刚才她都摸到我已经壮大的分身,原本害羞的想着我会不会在慧子小姐的房间里要她,但我却在最后关头忍住了,这让美野里噘起嘴,满心的幽怨。
她不知道我就是纳克医生,自然不知道我是为了今天上午对病人的手术和治疗而留足精力。然而,让她了解更多秘密的时候,已经为时不远了。
随着我们在一起的时间越长,我对美野里的了解就越深,她虽然有着不少的小缺点,但为人善良、心性很好,这就值得我把她娶进家里。
更何况,她的那些小缺点在我的眼里却是很有趣,会给我们以后的生活带来不少乐趣。
早餐之后,美野里去了医院的办公室,我则是去外面转了一圈,再从秘密通道走回来。
今天没有人站在密室门口等着我,当然因为亚希子和慧子还在沉睡,也因为衫子和奈奈子的受创不轻,需要再多休养一、两天,於是我命令她们继续在公寓里休息。
一连两天待在公寓里,对於两个二十来岁的女孩来说,无疑是一件很无聊的事情,要不是我拿出做老公的威严,她们说不定还不会听话。
京香是去上班了的,可是因为四个得力助手都休息,她忙碌得不得了,自然就没时间来迎接我。
其实,我也不在意每次前来要她们迎接,只不过之前四位美护士把我奉为偶像,觉得这样才能表达自己的敬意,故而形成一个习惯而已。
来到住院部的一楼,富永明如往常一样,精神百倍的站在服务台前,翻阅着各种数据资料。
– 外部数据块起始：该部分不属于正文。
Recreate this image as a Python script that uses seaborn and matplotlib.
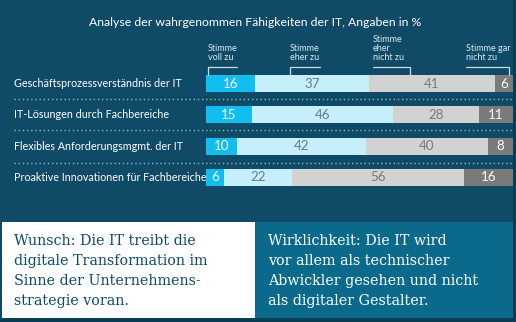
import matplotlib
matplotlib.use("Agg")
import matplotlib.pyplot as plt
from matplotlib.patches import Rectangle
from matplotlib.lines import Line2D
import seaborn as sns
import pandas as pd
import numpy as np

# --- data -------------------------------------------------------------
categories = [
    "Geschäftsprozessverständnis der IT",
    "IT-Lösungen durch Fachbereiche",
    "Flexibles Anforderungsmgmt. der IT",
    "Proaktive Innovationen für Fachbereiche",
]
voll_zu = [16, 15, 10, 6]
eher_zu = [37, 46, 42, 22]
eher_nicht_zu = [41, 28, 40, 56]
gar_nicht_zu = [6, 11, 8, 16]

answer_labels = ["Stimme\nvoll zu", "Stimme\neher zu", "Stimme\neher\nnicht zu", "Stimme gar\nnicht zu"]
title = "Analyse der wahrgenommen Fähigkeiten der IT, Angaben in %"
wish_text = "Wunsch: Die IT treibt die\ndigitale Transformation im\nSinne der Unternehmens-\nstrategie voran."
reality_text = "Wirklichkeit: Die IT wird\nvor allem als technischer\nAbwickler gesehen und nicht\nals digitaler Gestalter."

# --- styling ------------------------------------------------------------
BG = "#0f4b67"
TEAL = "#0b6a8c"
seg_colors = ["#12bdf0", "#c6effc", "#d2d2d2", "#7b7b7b"]
val_colors = ["white", "#6b7b82", "#7a7a7a", "white"]

sns.set_theme(style="white")
plt.rcParams["font.family"] = ["Lato", "DejaVu Sans"]

W, H = 516, 322
fig = plt.figure(figsize=(W / 100, H / 100), dpi=100, facecolor=BG)


def fx(px):
    return px / W


def fy(py):
    return 1 - py / H


# bar axes: 0..100 % between x=206 and x=513 px
ax = fig.add_axes([fx(206), fy(193), fx(513) - fx(206), (193 - 68) / H])
ax.set_facecolor("none")

series = [voll_zu, eher_zu, eher_nicht_zu, gar_nicht_zu]
cum = np.cumsum(np.array(series), axis=0)  # running totals per segment
df = pd.DataFrame({"cat": categories})

# draw stacked segments: longest running total first, shorter ones on top
for i in range(3, -1, -1):
    df["val"] = cum[i]
    sns.barplot(data=df, x="val", y="cat", orient="h", color=seg_colors[i],
                saturation=1, width=0.55, ax=ax, linewidth=0)

for r in range(len(categories)):
    start = 0
    for i, s in enumerate(series):
        v = s[r]
        ax.text(start + v / 2, r, str(v), ha="center", va="center",
                color=val_colors[i], fontsize=9.6)
        start += v

ax.set_xlim(0, 100)
ax.set_ylim(3.5, -0.5)
ax.set_xlabel("")
ax.set_ylabel("")
ax.set_xticks([])
ax.set_yticks([])
for sp in ax.spines.values():
    sp.set_visible(False)

# category labels on the left
trans = matplotlib.transforms.blended_transform_factory(fig.transFigure, ax.transData)
for r, c in enumerate(categories):
    ax.text(fx(14), r, c, transform=trans, ha="left", va="center",
            color="white", fontsize=7.75)

# dotted separators between rows
for yy in [98.5, 130, 162.5]:
    fig.add_artist(Line2D([fx(14), fx(513)], [fy(yy), fy(yy)], color="#8fb3c4",
                          linestyle=(0, (1, 2)), linewidth=1.0))

# title
fig.text(fx(255), fy(22), title, ha="center", va="center", color="white", fontsize=8.8)

# answer headers with brackets
hdr_x = [208, 290, 373, 466]
hdr_bottom = 62
for x0, lab in zip(hdr_x, answer_labels):
    fig.text(fx(x0), fy(hdr_bottom), lab, ha="left", va="bottom", color="#dbe8ee",
             fontsize=6.5, linespacing=0.97)

bracket_col = "#c9dbe3"
# (horizontal start, horizontal end, x of the downward tick)
brackets = [(208, 237, 208), (290, 320, 290), (373, 410, 410), (466, 509, 509)]
for xa, xb, xt in brackets:
    fig.add_artist(Line2D([fx(xa), fx(xb)], [fy(66.5), fy(66.5)], color=bracket_col, lw=0.9))
    fig.add_artist(Line2D([fx(xt), fx(xt)], [fy(66.5), fy(75)], color=bracket_col, lw=0.9))

# bottom statement boxes
fig.add_artist(Rectangle((fx(2), fy(318)), fx(255) - fx(2), (318 - 222) / H,
                         transform=fig.transFigure, facecolor="white", edgecolor="none"))
fig.add_artist(Rectangle((fx(255), fy(318)), fx(513) - fx(255), (318 - 222) / H,
                         transform=fig.transFigure, facecolor=TEAL, edgecolor="none"))

fig.text(fx(14), fy(234), wish_text, ha="left", va="top", color="#0f4a66",
         fontsize=10.3, family="DejaVu Serif", linespacing=1.55)
fig.text(fx(268), fy(234), reality_text, ha="left", va="top", color="white",
         fontsize=10.3, family="DejaVu Serif", linespacing=1.55)

# thin darker frame on the right and bottom
fig.add_artist(Rectangle((fx(513), 0), 1 - fx(513), 1, transform=fig.transFigure,
                         facecolor="#0a3d55", edgecolor="none"))
fig.add_artist(Rectangle((0, 0), 1, fy(318), transform=fig.transFigure,
                         facecolor="#0a3d55", edgecolor="none"))

fig.savefig("out.png", dpi=100, facecolor=BG)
见到我来了,他赶紧迎上来,同我一起往小会议室走去的同时,也跟我讲了今天要做手术和治疗的几个病人这几天的情况。
去到会议室后,则是由各个科室的医生,向我介绍住院部二十几例手术病人的恢复情况。
二十几例手术病人中,我亲自开刀做手术的有五台,其余是他们在我指导下做的,对於这些数据,我早就有了判断,一个个的详细解答一遍,并在会议室的黑板上写了一大篇的要领和注意事项。
医生们无不是目不转睛的看着,连用笔记下都没有,生怕一不注意就错过了紧要的地方,至於笔记嘛,那好办,等到先生离开后,再抄写下来就好。
他们吃饭聊天的时候开玩笑讲过,外面的医生愿意以每次一亿日圆的代价,来听取纳克医生的每周指导,所以自己等人相当於听纳克医生授道解惑一次,就白白赚了这么多的钱,一定不能浪费啊!
上午安排的两个手术,一个是心脏搭桥手术,另一个是颈椎骨刺手术。
心脏搭桥手术是一个普遍性的医学难题,虽然稍微大一点的医院就能做,但要保证病人能如同正常人一样继续生活许多年,那就是考验一个医生医术的关键。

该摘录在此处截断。